The Hawks had won five games on the trot – and eight of their past 11 – until Saturday night's clash at GMHBA Stadium, with the Cats controlling proceedings for the entire match.

"They're a good side and I've said in most of my press conferences, we're far from a finished product. When you watch the very best teams play, that's what they look like," Mitchell said.


"We've had a good block of games, we've been playing some good footy, but I still think there's a gap from us and the good teams at the top, and they were one of those today and have been for a long time. 

"They've got a lot of experience in that side, and they handled everything we threw at them with relative ease. We obviously didn't handle the start of the game particularly well, and they were too good to let us get back in with a sniff at any stage."

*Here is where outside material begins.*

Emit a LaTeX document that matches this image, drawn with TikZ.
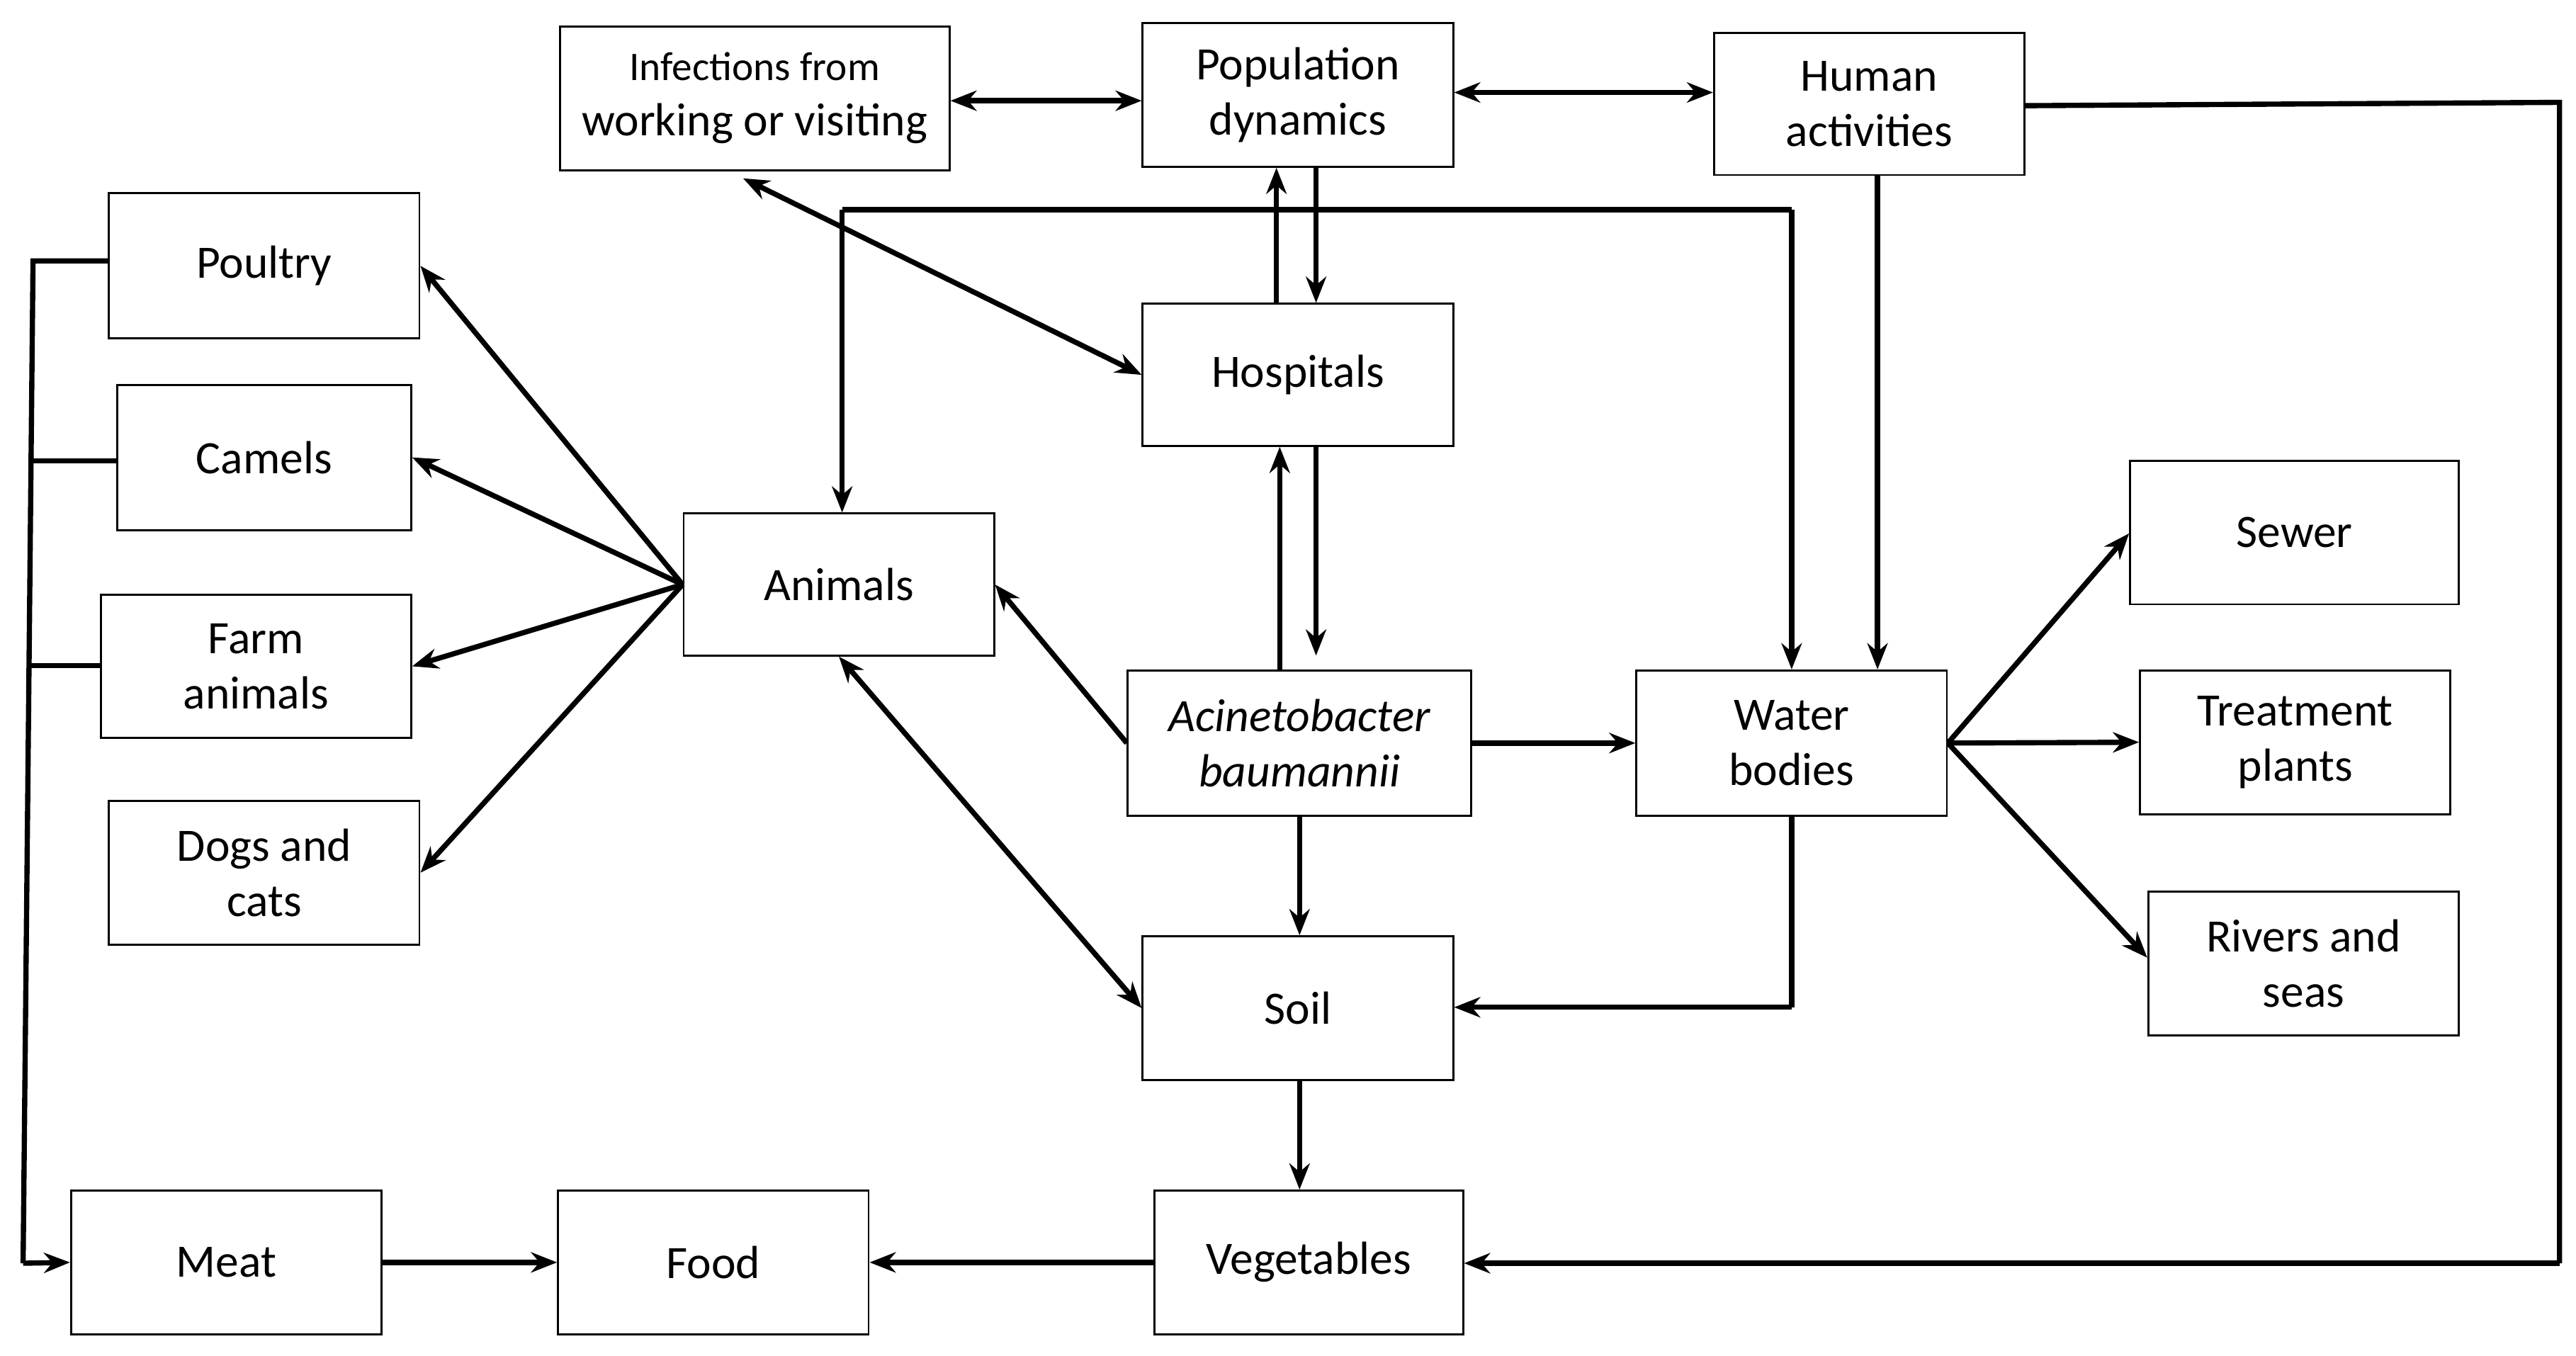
\documentclass[tikz,border=0pt]{standalone}
\usepackage{fontspec}
\setmainfont{Carlito}
\usetikzlibrary{arrows.meta,calc}
\newcommand{\bx}[6]{%
  \pgfmathsetmacro{\cxx}{(#2+#4)/2}\pgfmathsetmacro{\cyy}{(#3+#5)/2}%
  \pgfmathsetmacro{\ww}{(#4-#2)*0.02}\pgfmathsetmacro{\hh}{(#5-#3)*0.02}%
  \node[box,minimum width=\ww cm,minimum height=\hh cm] (#1) at (\cxx,\cyy) {#6};}
\begin{document}
\begin{tikzpicture}[x=0.02cm,y=-0.02cm,
  box/.style={draw,line width=0.7pt,align=center,inner sep=0pt,font=\fontsize{16}{19}\selectfont},
  ar/.style={line width=1.8pt,-{Stealth[length=9pt,width=7pt]}},
  dar/.style={line width=1.8pt,{Stealth[length=9pt,width=7pt]}-{Stealth[length=9pt,width=7pt]}},
  ln/.style={line width=1.8pt}]
\useasboundingbox (0,0) rectangle (1560,821);
\bx{inf}{339}{16}{575}{103}{\fontsize{14}{18}\selectfont Infections from\\working or visiting}
\bx{pop}{692}{14}{880}{101}{Population\\dynamics}
\bx{hum}{1038}{20}{1226}{106}{Human\\activities}
\bx{pou}{66}{117}{254}{205}{Poultry}
\bx{cam}{71}{233}{249}{321}{Camels}
\bx{farm}{61}{360}{249}{447}{Farm\\animals}
\bx{dog}{66}{485}{254}{572}{Dogs and\\cats}
\bx{ani}{414}{311}{602}{397}{Animals}
\bx{hos}{692}{184}{880}{270}{Hospitals}
\bx{aci}{683}{406}{891}{494}{\itshape Acinetobacter\\\itshape baumannii}
\bx{wat}{991}{406}{1179}{494}{Water\\bodies}
\bx{sew}{1290}{279}{1489}{366}{Sewer}
\bx{tre}{1296}{406}{1484}{493}{Treatment\\plants}
\bx{riv}{1301}{540}{1489}{627}{Rivers and\\seas}
\bx{soil}{692}{567}{880}{654}{Soil}
\bx{meat}{43}{721}{231}{808}{Meat}
\bx{food}{338}{721}{526}{808}{Food}
\bx{veg}{699}{721}{886}{808}{Vegetables}
% top row
\draw[dar] (inf.east |- 0,61) -- (pop.west |- 0,61);
\draw[dar] (pop.east |- 0,56) -- (hum.west |- 0,56);
\coordinate (hr) at (1550,62);
\coordinate (hb) at (1550,765);
\draw[ln] (hum.east |- 0,64) -- (hr) -- (hb);
\draw[ar] (hb) -- (veg.east |- hb);
\draw[ar] (hum.south -| 1137,0) -- (wat.north -| 1137,0);
% top bus
\coordinate (b1) at (510,127);
\coordinate (b2) at (1085,127);
\draw[ln] (b1) -- (b2);
\draw[ar] (b1) -- (ani.north -| b1);
\draw[ar] (b2) -- (wat.north -| b2);
\draw[dar] (450,108) -- (hos.west);
% hospitals
\draw[ar] (hos.north -| 773,0) -- (pop.south -| 773,0);
\draw[ar] (pop.south -| 797,0) -- (hos.north -| 797,0);
\draw[ar] (aci.north -| 775,0) -- (hos.south -| 775,0);
\draw[ar] (hos.south -| 797,0) -- (797,397);
% animals
\draw[ar] (aci.west) -- (ani.east);
\coordinate (af) at (ani.west);
\draw[ar] (af) -- (pou.east);
\draw[ar] (af) -- (cam.east);
\draw[ar] (af) -- (farm.east);
\draw[ar] (af) -- (dog.east);
\draw[dar] (ani.south) -- (soil.west);
% acinetobacter
\draw[ar] (aci.east) -- (wat.west);
\draw[ar] (aci.south -| 787,0) -- (soil.north -| 787,0);
\coordinate (wc) at (1085,610);
\draw[ln] (wat.south -| wc) -- (wc);
\draw[ar] (wc) -- (soil.east |- wc);
\coordinate (wf) at (wat.east);
\draw[ar] (wf) -- (sew.west |- 0,323);
\draw[ar] (wf) -- (tre.west);
\draw[ar] (wf) -- (riv.west |- 0,580);
\draw[ar] (soil.south -| 787,0) -- (veg.north -| 787,0);
\draw[ar] (veg.west) -- (food.east);
\draw[ar] (meat.east) -- (food.west);
% left bus
\coordinate (l1) at (20,158);
\coordinate (l2) at (14,765);
\draw[ln] (pou.west |- l1) -- (l1) -- (l2);
\draw[ln] (cam.west |- 0,279) -- (19,279);
\draw[ln] (farm.west |- 0,403) -- (17,403);
\draw[ar] (l2) -- (meat.west);
\end{tikzpicture}
\end{document}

On paper, the Hawks matched the Cats in the middle of the field, but Mitchell said the advantage of three in clearances was misleading.

"Even though the clearance numbers perhaps look close, particularly in the first half, they really had some dominant clearance play," he said.

"They really set the game up well, and we struggled to get any territory. Because of that, we had two options – one was to go long and straight and try to shut the game down a bit, and the other was to open up and play with a bit more flair. We tried both, we had a little bit of success doing one or the other, but they were too good for us."


Geelong coach Chris Scott said recent positional moves, including Sam De Koning into the ruck and Tom Stewart into the midfield, haven't been spur of the moment decisions which have snapped the Cats out of a losing streak.

"I've never been more of the mind that you've got to keep an open mind. The idea that you'll just find a formula and be the best team and you won't lose, it's just not congruent with the modern game and the evenness of it all," Scott said.

"Sydney and Carlton, for example, are in great form at the moment, but I'm sure in 10-12-15 weeks' time, everything will be a little bit different. So you need to keep pushing and find a way. 

"We were really conscious that our whole message to our footy department wasn't 'we're out of form so we're going to experiment, we're going to throw the magnets up in the air' – all the moves we've made have been discussed over a long period of time."


Patrick Dangerfield played 57 per cent game time, the vast majority in the first half, the Cats wrapping him in cotton wool after the main break and eventually subbing him off for the final 15 minutes.

But the skipper was in excellent touch, the only doubt over his troublesome hamstrings on a bitterly cold Geelong night.

"No real reason other than we thought it's been successful getting him back, it's his third game now, and we'll take the bird in the hand," Scott said.

"I get it, around the competition everyone strives to be system-first, but your best players help, and he's really helped us. 

"We don't have a plan to do it, it was a bit more circumstantial today. I wouldn't be looking at that and thinking it's going to be a trend over the next couple of weeks. It may end up that way, but it wasn't even a plan going into today, it's just the way it rolled."